-- START OF RECORD EXTRACTS --

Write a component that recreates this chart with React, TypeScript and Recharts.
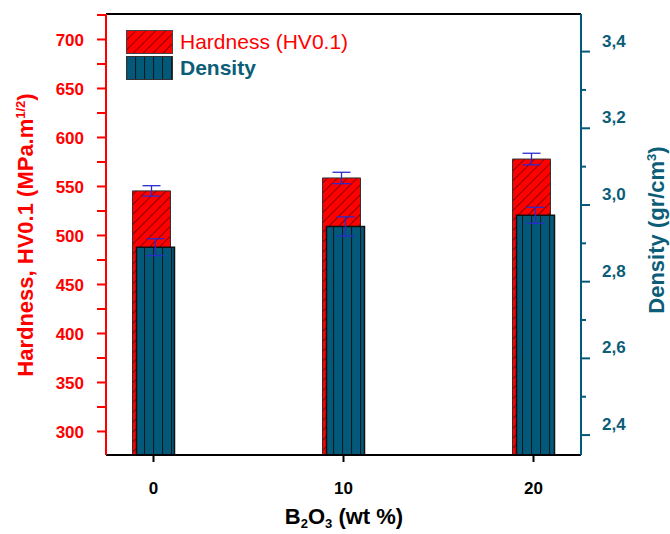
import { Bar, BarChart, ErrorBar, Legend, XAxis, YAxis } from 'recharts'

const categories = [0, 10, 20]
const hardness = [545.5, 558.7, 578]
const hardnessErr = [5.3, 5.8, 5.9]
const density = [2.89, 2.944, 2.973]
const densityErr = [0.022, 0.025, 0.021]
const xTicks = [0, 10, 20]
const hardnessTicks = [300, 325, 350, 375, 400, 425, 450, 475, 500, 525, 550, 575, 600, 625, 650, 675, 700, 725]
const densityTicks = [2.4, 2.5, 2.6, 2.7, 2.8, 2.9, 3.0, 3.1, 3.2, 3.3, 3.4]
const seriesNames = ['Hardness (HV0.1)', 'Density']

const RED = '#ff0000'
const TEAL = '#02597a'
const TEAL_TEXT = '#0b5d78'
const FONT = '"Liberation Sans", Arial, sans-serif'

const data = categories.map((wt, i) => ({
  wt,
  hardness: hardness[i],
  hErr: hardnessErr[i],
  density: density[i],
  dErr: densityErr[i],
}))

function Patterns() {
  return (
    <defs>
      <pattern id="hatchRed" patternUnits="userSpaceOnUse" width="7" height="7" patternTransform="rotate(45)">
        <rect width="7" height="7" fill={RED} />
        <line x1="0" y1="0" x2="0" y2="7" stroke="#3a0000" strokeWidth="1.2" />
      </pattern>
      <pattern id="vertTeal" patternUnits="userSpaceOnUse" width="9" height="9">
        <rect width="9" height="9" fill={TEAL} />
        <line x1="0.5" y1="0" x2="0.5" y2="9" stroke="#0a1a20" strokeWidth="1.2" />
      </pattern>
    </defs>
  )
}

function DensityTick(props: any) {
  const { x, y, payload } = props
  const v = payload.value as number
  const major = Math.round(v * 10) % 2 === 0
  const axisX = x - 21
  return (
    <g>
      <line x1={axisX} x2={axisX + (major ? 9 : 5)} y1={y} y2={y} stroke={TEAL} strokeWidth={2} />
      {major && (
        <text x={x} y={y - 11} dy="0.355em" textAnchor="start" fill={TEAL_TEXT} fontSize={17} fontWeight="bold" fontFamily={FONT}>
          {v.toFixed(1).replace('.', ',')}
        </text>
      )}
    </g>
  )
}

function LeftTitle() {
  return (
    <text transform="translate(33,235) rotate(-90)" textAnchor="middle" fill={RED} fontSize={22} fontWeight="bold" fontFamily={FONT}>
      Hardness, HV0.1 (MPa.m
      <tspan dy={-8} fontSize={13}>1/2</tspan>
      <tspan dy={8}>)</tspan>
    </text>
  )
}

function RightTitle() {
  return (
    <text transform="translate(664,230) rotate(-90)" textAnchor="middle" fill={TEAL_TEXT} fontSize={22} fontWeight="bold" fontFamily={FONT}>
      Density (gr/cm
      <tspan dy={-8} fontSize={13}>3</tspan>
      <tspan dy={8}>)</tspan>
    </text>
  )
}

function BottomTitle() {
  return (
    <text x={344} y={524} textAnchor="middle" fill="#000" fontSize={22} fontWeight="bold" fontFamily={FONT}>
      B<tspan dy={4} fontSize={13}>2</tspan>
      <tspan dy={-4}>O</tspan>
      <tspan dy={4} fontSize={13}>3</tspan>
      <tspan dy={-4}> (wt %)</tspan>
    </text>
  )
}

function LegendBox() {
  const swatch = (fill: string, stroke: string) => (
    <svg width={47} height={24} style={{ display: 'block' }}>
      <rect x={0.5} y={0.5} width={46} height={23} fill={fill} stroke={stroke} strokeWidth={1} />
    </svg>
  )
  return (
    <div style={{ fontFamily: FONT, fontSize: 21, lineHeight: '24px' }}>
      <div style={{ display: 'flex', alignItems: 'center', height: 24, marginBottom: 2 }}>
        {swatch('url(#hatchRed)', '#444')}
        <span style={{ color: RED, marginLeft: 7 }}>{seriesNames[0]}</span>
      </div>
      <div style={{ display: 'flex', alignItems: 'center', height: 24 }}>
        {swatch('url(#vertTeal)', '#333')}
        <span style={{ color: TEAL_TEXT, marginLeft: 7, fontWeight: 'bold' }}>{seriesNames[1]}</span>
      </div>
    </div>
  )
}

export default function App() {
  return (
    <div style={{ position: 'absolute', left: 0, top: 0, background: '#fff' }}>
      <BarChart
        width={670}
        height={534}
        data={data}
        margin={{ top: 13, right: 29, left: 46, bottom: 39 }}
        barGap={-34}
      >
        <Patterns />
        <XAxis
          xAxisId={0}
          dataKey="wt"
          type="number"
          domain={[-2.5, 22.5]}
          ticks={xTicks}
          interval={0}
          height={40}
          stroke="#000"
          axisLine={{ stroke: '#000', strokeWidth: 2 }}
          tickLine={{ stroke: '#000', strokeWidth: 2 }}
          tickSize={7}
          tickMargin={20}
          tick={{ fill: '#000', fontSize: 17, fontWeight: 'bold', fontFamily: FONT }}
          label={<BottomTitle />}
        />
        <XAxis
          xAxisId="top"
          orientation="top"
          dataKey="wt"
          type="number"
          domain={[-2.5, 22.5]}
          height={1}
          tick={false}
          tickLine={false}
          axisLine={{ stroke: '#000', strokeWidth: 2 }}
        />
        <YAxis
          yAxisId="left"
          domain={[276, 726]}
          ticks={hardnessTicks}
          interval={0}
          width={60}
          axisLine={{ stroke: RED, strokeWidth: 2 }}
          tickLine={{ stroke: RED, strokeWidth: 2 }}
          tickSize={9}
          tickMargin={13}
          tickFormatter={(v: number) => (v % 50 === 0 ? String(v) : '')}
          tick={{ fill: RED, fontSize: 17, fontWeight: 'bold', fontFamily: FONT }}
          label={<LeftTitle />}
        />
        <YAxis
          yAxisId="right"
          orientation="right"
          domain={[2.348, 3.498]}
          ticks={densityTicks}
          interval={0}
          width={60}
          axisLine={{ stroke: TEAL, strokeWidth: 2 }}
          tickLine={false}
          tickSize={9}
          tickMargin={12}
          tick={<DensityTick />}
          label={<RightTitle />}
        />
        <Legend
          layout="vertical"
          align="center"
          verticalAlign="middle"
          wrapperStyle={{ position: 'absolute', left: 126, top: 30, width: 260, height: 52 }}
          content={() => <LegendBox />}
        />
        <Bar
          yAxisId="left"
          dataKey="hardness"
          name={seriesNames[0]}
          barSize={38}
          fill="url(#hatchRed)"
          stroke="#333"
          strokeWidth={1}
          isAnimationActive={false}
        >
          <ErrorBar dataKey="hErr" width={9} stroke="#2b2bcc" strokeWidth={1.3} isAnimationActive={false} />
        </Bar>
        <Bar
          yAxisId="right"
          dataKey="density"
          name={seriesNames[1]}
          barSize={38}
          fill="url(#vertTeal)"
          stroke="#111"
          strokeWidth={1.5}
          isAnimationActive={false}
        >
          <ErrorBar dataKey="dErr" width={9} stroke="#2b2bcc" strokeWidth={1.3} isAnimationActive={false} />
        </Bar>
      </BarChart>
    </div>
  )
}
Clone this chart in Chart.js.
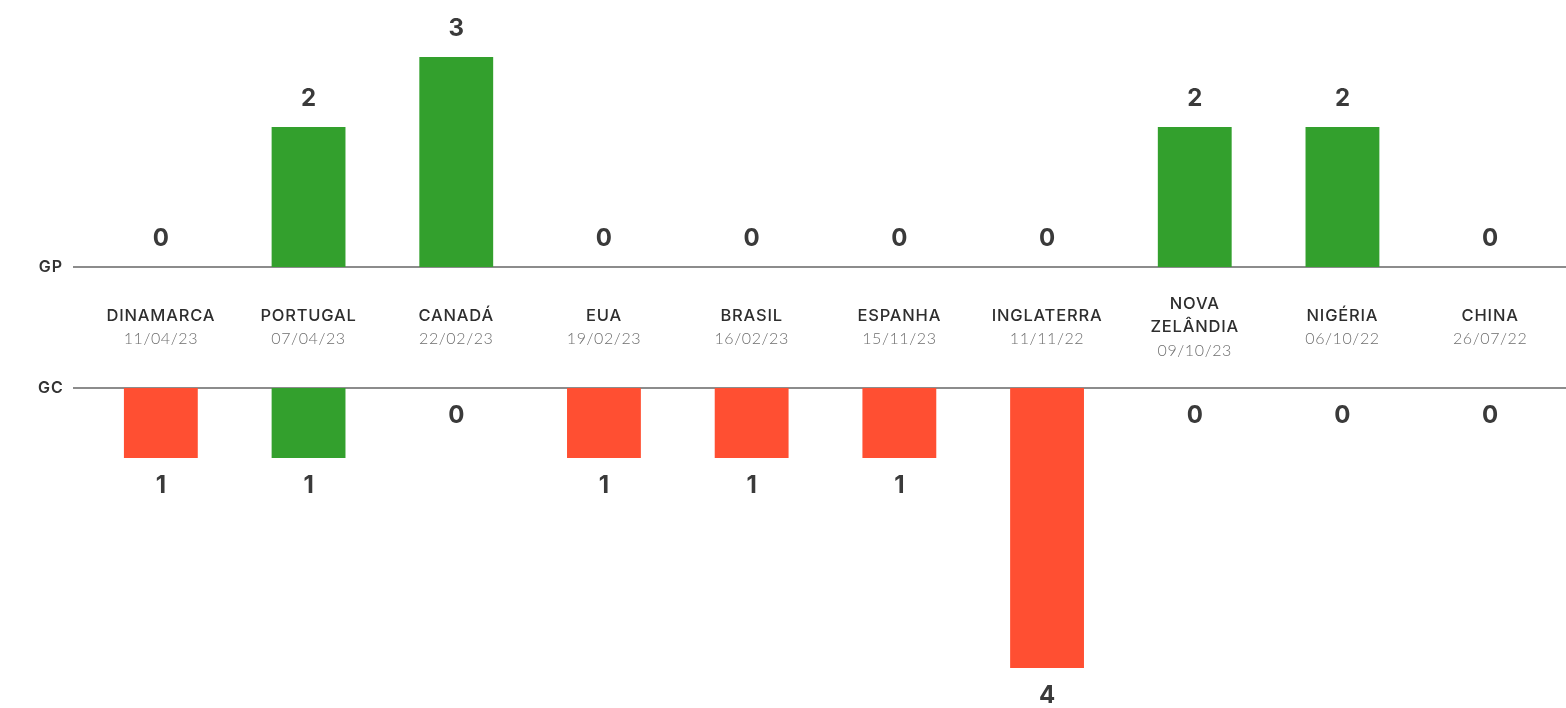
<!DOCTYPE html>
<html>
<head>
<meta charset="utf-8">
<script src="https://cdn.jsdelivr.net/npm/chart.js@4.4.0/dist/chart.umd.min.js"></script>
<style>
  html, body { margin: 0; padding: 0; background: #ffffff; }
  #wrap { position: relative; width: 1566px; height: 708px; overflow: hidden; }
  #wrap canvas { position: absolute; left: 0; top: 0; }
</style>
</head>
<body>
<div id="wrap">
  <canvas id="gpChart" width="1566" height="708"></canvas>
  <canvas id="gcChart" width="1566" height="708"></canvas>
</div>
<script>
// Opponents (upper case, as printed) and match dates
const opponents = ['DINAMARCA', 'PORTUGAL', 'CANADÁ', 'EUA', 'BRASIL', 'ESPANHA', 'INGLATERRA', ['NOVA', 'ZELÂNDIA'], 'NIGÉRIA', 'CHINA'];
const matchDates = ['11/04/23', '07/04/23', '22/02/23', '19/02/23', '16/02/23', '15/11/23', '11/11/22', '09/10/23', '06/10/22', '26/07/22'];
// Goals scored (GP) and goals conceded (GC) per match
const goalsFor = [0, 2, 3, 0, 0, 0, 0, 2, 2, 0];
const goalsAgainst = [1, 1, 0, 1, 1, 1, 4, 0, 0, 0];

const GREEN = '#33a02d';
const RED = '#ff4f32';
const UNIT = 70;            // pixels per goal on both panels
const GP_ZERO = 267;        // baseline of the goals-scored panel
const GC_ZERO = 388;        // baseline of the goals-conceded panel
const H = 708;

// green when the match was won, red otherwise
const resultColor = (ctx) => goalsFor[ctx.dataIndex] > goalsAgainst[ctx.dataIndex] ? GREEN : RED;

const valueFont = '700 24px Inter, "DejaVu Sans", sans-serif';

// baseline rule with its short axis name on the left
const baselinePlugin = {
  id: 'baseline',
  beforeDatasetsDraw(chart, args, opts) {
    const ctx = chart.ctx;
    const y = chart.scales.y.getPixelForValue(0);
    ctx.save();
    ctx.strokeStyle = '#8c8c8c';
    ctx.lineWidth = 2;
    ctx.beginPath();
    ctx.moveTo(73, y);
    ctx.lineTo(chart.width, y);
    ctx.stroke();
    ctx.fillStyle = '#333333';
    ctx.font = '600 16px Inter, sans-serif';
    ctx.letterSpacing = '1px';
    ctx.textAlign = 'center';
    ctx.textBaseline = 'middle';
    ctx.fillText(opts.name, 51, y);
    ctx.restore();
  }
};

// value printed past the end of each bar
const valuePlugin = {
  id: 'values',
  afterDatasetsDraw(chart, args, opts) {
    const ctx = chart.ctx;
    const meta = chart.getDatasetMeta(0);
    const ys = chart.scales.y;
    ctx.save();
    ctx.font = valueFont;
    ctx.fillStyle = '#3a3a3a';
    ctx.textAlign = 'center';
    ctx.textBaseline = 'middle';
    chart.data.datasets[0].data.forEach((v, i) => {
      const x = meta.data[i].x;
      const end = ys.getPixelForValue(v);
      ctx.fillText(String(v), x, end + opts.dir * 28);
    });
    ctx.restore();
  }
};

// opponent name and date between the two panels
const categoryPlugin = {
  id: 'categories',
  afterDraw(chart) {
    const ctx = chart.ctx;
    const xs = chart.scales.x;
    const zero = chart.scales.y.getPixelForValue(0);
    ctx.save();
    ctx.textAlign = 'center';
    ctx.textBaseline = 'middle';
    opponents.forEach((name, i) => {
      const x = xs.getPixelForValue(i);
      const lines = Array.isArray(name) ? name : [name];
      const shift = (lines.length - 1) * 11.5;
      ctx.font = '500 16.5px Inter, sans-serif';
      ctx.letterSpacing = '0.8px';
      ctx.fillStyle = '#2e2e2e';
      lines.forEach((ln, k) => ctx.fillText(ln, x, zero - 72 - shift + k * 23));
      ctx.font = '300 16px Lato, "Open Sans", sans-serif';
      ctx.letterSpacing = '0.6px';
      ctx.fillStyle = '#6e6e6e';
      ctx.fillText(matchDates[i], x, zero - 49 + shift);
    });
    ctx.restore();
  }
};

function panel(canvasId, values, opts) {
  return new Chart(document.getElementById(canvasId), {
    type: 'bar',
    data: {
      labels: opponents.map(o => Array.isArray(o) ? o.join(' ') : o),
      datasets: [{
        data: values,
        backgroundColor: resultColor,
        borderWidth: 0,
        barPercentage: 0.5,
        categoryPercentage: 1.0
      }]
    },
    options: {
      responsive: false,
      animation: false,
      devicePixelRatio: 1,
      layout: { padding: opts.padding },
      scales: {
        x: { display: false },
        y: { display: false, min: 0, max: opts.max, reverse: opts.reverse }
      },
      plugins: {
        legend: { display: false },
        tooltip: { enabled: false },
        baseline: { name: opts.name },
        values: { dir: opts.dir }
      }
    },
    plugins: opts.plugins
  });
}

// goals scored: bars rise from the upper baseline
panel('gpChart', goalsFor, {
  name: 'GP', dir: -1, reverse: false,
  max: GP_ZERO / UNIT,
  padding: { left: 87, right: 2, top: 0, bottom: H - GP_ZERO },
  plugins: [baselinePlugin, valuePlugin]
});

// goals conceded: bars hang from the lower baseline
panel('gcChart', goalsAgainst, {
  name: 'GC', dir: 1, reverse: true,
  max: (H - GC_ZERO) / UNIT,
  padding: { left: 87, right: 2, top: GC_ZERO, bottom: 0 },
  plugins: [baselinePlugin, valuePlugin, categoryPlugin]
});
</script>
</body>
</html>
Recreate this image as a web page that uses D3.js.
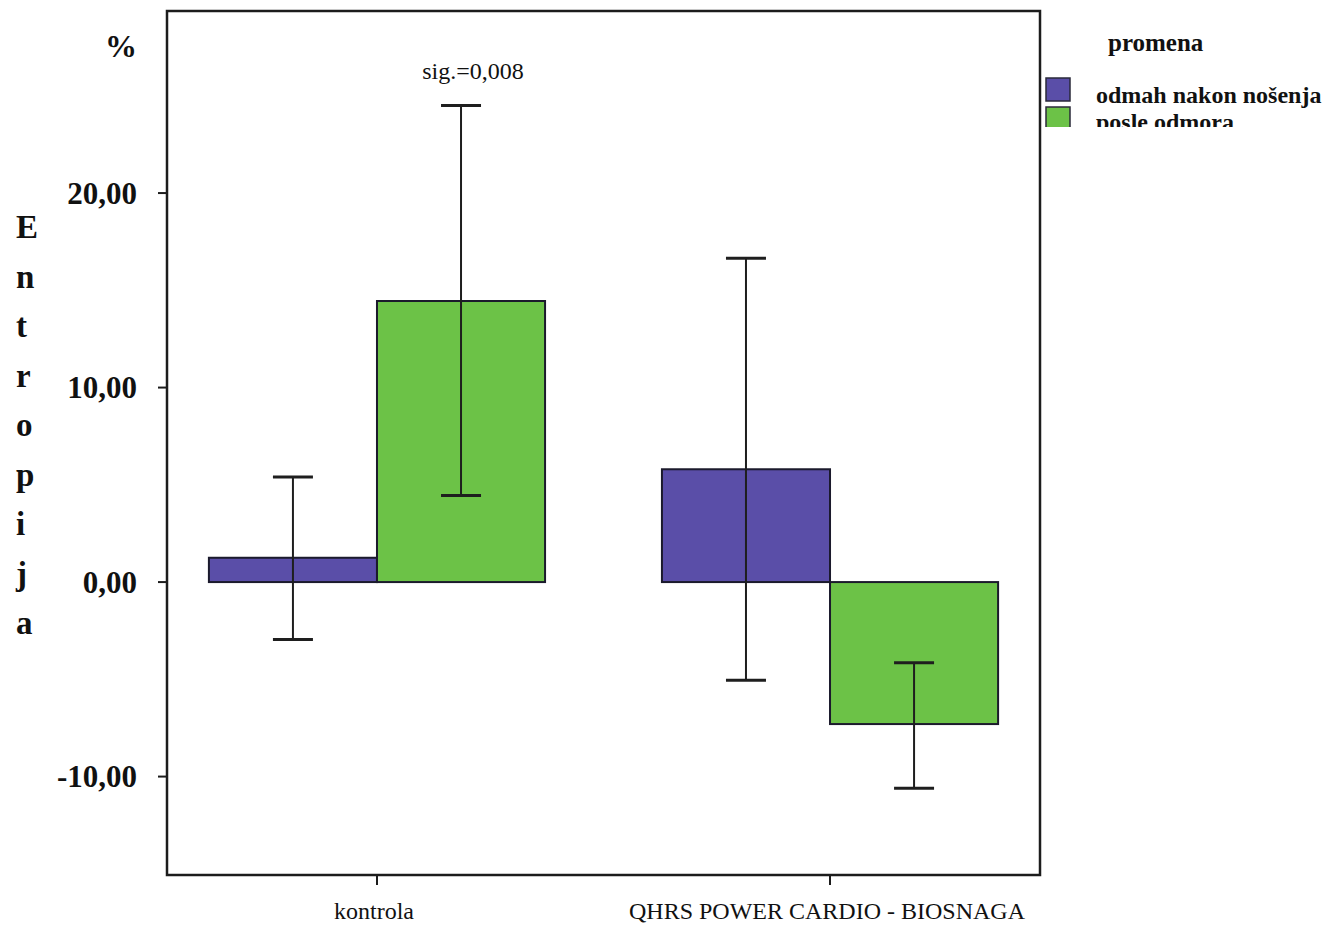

-- END OF RECORD EXTRACTS --

- _INSTRUCTIONS FOR THE TASK_:
Copy out the listing above from the line containing "Clone this chart in Chart.js." to the line containing "1, 4, 0, 0, 0];", both included, exactly as written and minus the images.

- _WRITTEN ANSWER_:
Clone this chart in Chart.js.
<!DOCTYPE html>
<html>
<head>
<meta charset="utf-8">
<script src="https://cdn.jsdelivr.net/npm/chart.js@4.4.0/dist/chart.umd.min.js"></script>
<style>
  html, body { margin: 0; padding: 0; background: #ffffff; }
  #wrap { position: relative; width: 1566px; height: 708px; overflow: hidden; }
  #wrap canvas { position: absolute; left: 0; top: 0; }
</style>
</head>
<body>
<div id="wrap">
  <canvas id="gpChart" width="1566" height="708"></canvas>
  <canvas id="gcChart" width="1566" height="708"></canvas>
</div>
<script>
// Opponents (upper case, as printed) and match dates
const opponents = ['DINAMARCA', 'PORTUGAL', 'CANADÁ', 'EUA', 'BRASIL', 'ESPANHA', 'INGLATERRA', ['NOVA', 'ZELÂNDIA'], 'NIGÉRIA', 'CHINA'];
const matchDates = ['11/04/23', '07/04/23', '22/02/23', '19/02/23', '16/02/23', '15/11/23', '11/11/22', '09/10/23', '06/10/22', '26/07/22'];
// Goals scored (GP) and goals conceded (GC) per match
const goalsFor = [0, 2, 3, 0, 0, 0, 0, 2, 2, 0];
const goalsAgainst = [1, 1, 0, 1, 1, 1, 4, 0, 0, 0];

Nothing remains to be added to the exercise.